The siting of the memorial—just steps from the historic courthouse and centered on the main axis through the building—was controversial but intentional, Salette says. The general location of El Presidio Plaza had been selected by Tucson’s January 8 Memorial Foundation as a way to connect the memorial to the civic life of the city. Ron Barber, a survivor of the attack who worked for Giffords at the time, says the location was important as a reminder that the 2011 attack was an assault on the democratic process, taking place during one of Giffords’s “Congress on Your Corner” events, in which she met constituents in person in their own neighborhoods, a practice Barber continued when he replaced Giffords in the U.S. House of Representatives in 2012.

From a distance, the memorial blends into the park, preserving views of the 19th-century courthouse building. Photo by Tina Chee, ASLA.

The specific site within the plaza was left up to the design teams, and the advice Chee Salette received was to steer clear of the courthouse—advice the designers proceeded to ignore. “People were like, ‘That’s our beloved icon; don’t try to put anything in front of it,’” Chee recalls. “We felt very strongly that the memorial had to have this relationship to the courthouse because of the political relationships, the symbolic nature of it. We said, ‘We’re not going to avoid it.’”

Siting the memorial on an existing civic axis, however, required a careful balance of access and enclosure. Thus, the two spaces were separated by a path and sheltered from the rest of the park by the angled berms. Custom details required extensive 3-D modeling as well as hands-on collaboration with local fabricators, and Chee and Salette moved from Los Angeles to Tucson for two months starting in October 2020 to ensure that the memorial would be completed in time for the 10-year anniversary of the shooting on January 8, 2021.

The form of the memorial is partially inspired by the paper chains made by children in response to the shooting. Drawing by Tina Chee, ASLA.

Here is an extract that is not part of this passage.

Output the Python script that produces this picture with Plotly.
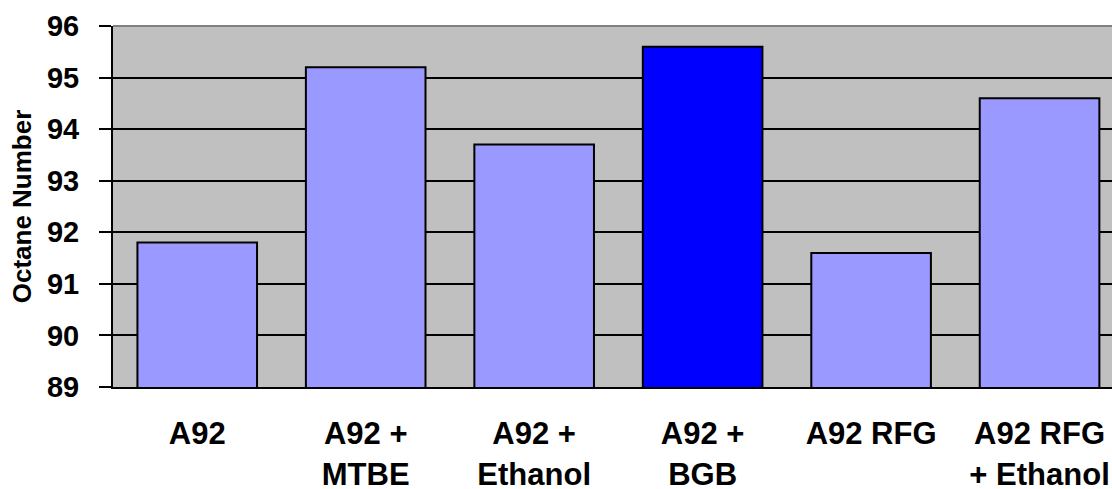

Then, two days before the virtual dedication, a mob of armed white nationalists invaded the U.S. Capitol with the aim of overturning the results of the 2020 presidential election. Five people were killed. For the designers, it was a tragic bookend to a five-year design process during which they spent hours interviewing survivors and community members about their hopes for the memorial. “It felt as if we didn’t go anywhere, as a culture,” Chee says. “So we felt very sad, but also proud in the sense that we did do something. We created this memorial, and it’s a memorial to remind people what happened and to [think about] how they see themselves in the future.”